(Rows from a dataset)
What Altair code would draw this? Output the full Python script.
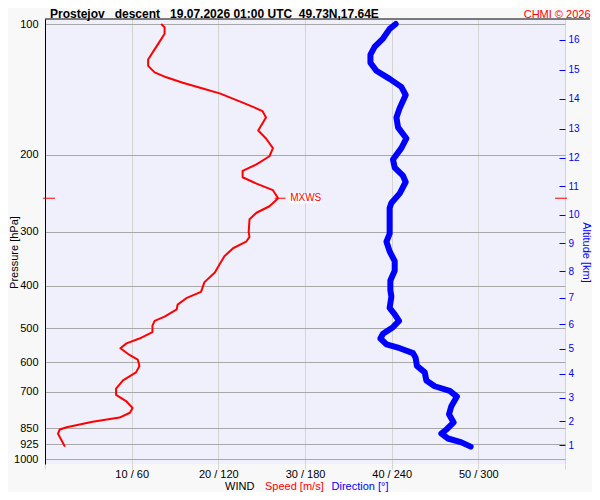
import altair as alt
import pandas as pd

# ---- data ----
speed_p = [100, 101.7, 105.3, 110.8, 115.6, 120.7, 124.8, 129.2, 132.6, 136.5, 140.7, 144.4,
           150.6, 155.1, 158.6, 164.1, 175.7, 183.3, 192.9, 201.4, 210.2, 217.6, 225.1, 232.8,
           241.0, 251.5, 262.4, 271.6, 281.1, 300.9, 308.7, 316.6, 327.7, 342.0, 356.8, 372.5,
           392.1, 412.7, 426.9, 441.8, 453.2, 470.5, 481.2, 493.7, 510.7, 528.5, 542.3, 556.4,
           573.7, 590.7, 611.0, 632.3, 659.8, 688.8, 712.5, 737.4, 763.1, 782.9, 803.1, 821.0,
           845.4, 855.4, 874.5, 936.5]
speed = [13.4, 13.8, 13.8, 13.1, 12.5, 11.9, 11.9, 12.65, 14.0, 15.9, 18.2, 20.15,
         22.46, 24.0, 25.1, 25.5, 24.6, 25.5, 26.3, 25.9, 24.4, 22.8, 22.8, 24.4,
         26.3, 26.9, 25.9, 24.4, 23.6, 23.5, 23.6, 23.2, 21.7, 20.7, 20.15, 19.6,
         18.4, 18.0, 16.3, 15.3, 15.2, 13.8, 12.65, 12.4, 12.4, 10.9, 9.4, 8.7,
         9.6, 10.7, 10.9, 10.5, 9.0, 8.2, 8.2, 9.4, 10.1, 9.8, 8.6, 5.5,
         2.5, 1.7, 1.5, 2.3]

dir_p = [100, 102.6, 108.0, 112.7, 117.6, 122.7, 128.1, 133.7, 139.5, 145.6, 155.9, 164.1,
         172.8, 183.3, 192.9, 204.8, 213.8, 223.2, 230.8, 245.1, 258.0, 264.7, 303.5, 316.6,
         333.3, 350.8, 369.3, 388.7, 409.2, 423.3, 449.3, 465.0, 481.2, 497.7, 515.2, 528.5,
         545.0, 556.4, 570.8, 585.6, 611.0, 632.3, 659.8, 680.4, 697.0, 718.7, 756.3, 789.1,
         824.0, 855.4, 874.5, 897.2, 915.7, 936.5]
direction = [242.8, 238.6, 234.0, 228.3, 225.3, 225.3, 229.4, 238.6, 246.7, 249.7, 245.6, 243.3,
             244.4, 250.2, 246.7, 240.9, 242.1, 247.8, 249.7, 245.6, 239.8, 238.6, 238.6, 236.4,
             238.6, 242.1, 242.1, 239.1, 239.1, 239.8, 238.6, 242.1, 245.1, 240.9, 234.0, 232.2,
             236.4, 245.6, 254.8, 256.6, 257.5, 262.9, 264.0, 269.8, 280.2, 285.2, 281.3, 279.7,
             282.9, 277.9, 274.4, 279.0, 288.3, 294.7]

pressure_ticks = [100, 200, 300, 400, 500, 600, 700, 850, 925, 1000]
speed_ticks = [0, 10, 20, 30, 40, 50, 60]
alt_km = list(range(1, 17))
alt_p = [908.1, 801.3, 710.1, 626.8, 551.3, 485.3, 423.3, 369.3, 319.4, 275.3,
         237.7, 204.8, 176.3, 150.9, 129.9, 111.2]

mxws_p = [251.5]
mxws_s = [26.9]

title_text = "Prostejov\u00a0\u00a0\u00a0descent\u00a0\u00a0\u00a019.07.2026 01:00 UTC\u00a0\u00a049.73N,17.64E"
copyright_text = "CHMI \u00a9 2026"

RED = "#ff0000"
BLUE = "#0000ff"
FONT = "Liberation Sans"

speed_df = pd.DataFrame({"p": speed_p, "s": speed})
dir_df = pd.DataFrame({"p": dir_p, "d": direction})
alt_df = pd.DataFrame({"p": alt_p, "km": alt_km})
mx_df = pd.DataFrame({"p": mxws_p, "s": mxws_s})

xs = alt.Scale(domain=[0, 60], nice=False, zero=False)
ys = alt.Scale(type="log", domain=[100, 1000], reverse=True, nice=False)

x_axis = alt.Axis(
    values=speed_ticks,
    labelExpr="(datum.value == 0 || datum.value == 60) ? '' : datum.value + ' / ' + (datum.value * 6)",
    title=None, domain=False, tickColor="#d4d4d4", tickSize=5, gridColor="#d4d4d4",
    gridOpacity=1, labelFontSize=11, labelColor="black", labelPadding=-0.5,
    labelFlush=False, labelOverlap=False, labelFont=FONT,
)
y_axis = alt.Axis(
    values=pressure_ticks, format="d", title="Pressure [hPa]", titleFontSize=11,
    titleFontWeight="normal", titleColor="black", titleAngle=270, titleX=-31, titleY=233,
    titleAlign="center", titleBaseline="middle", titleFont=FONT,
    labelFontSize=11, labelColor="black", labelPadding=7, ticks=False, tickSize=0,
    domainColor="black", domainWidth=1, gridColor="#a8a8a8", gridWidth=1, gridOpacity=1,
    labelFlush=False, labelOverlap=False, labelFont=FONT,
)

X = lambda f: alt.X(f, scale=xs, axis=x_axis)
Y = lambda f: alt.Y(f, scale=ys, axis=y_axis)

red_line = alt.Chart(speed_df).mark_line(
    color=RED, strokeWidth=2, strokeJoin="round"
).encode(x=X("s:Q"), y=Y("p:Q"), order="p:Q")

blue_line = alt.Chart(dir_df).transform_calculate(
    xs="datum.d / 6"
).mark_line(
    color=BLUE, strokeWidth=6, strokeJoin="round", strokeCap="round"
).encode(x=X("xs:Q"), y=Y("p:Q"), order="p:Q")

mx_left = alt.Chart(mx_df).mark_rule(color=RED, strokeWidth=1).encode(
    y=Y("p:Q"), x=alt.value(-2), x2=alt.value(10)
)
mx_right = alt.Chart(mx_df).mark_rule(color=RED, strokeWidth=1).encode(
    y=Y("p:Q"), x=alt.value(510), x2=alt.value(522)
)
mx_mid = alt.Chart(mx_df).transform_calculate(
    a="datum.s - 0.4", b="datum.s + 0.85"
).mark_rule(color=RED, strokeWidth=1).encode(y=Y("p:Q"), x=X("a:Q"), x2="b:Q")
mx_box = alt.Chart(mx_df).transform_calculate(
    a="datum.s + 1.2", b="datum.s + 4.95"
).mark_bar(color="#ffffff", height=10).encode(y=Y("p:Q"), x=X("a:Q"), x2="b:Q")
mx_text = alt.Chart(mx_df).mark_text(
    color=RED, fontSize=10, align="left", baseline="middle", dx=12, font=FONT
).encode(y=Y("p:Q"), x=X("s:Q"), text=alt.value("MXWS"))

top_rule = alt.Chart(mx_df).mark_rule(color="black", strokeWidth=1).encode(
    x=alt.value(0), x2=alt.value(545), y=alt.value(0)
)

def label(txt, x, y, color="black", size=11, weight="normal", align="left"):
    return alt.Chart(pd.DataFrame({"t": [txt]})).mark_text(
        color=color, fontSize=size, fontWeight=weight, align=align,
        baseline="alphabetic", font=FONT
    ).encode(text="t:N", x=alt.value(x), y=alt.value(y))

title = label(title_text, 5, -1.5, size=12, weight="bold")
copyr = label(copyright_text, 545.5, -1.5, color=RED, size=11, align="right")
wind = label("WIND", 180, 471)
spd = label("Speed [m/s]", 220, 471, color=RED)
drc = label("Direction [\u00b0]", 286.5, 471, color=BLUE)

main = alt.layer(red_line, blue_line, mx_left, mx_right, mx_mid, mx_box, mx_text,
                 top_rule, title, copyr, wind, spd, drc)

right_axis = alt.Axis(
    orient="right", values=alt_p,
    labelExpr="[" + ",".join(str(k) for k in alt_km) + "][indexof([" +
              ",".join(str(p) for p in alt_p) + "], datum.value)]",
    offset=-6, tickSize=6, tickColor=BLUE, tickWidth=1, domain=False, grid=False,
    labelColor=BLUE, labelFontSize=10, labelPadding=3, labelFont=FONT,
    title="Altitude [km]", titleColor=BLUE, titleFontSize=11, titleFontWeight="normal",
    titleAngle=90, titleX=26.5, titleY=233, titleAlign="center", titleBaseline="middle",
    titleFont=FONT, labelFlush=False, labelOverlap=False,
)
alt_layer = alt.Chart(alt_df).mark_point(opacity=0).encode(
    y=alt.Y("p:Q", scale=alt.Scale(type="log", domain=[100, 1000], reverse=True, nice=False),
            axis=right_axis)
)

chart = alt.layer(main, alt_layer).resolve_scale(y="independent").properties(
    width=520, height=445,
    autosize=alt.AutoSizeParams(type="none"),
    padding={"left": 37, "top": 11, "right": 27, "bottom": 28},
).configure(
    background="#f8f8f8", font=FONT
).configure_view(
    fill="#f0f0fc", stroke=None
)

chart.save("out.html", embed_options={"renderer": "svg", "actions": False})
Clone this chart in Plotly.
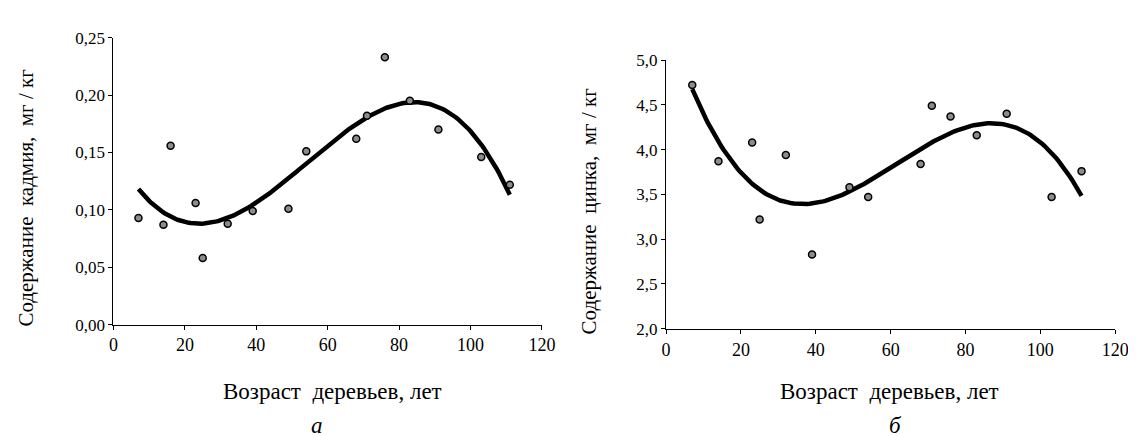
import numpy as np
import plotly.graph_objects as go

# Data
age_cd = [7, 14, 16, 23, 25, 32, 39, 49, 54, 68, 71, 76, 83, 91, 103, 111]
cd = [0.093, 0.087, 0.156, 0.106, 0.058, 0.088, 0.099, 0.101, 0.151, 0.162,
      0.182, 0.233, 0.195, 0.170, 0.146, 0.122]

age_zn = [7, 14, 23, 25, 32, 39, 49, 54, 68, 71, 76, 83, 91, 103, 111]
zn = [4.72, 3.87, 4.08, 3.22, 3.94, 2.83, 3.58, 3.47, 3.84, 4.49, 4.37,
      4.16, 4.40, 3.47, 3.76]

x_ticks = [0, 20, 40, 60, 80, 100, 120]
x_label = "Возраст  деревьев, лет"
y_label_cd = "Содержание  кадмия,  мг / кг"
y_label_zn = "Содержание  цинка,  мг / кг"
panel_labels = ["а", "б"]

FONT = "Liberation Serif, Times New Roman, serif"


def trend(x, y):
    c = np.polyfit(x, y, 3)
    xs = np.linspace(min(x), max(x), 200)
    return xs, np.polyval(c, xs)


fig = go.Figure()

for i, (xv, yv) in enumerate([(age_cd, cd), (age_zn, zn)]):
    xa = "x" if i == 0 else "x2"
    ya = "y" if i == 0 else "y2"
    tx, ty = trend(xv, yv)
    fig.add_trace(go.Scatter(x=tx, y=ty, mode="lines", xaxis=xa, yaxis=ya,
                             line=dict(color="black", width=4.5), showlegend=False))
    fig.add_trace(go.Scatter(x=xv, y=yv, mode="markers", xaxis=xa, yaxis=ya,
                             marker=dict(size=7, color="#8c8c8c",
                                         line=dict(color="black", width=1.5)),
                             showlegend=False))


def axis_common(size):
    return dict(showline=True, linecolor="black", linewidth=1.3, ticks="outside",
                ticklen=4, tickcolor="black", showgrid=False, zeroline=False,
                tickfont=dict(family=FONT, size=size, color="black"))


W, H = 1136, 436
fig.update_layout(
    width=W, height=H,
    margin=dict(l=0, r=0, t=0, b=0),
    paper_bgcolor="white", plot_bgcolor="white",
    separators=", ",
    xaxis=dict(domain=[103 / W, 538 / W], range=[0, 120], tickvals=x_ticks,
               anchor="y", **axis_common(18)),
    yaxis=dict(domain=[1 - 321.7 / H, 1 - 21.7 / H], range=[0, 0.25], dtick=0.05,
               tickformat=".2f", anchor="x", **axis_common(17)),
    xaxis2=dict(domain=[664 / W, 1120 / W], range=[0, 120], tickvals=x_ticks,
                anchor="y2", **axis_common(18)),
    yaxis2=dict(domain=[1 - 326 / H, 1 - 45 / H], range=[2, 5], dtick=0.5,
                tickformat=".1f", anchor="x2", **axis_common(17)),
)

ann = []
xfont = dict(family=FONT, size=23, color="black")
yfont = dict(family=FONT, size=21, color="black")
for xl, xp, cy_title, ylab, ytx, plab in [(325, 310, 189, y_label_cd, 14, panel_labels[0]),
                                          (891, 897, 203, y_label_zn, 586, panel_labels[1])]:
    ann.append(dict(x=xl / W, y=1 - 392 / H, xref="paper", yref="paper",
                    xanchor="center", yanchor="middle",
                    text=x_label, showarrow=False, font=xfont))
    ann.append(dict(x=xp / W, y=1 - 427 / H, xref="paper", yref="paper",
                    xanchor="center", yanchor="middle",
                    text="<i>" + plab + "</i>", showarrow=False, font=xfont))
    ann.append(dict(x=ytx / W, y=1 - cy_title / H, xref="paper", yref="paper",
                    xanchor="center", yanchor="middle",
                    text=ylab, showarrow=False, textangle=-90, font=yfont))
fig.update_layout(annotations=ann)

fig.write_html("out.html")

> _Stated exercise_
Write down exactly what the lines above say, from the line holding "Clone this chart in Plotly." through the line holding "4.16, 4.40, 3.47, 3.76]", and nothing more. Do not copy the pictures.

> _Reply_
Clone this chart in Plotly.
import numpy as np
import plotly.graph_objects as go

# Data
age_cd = [7, 14, 16, 23, 25, 32, 39, 49, 54, 68, 71, 76, 83, 91, 103, 111]
cd = [0.093, 0.087, 0.156, 0.106, 0.058, 0.088, 0.099, 0.101, 0.151, 0.162,
      0.182, 0.233, 0.195, 0.170, 0.146, 0.122]

age_zn = [7, 14, 23, 25, 32, 39, 49, 54, 68, 71, 76, 83, 91, 103, 111]
zn = [4.72, 3.87, 4.08, 3.22, 3.94, 2.83, 3.58, 3.47, 3.84, 4.49, 4.37,
      4.16, 4.40, 3.47, 3.76]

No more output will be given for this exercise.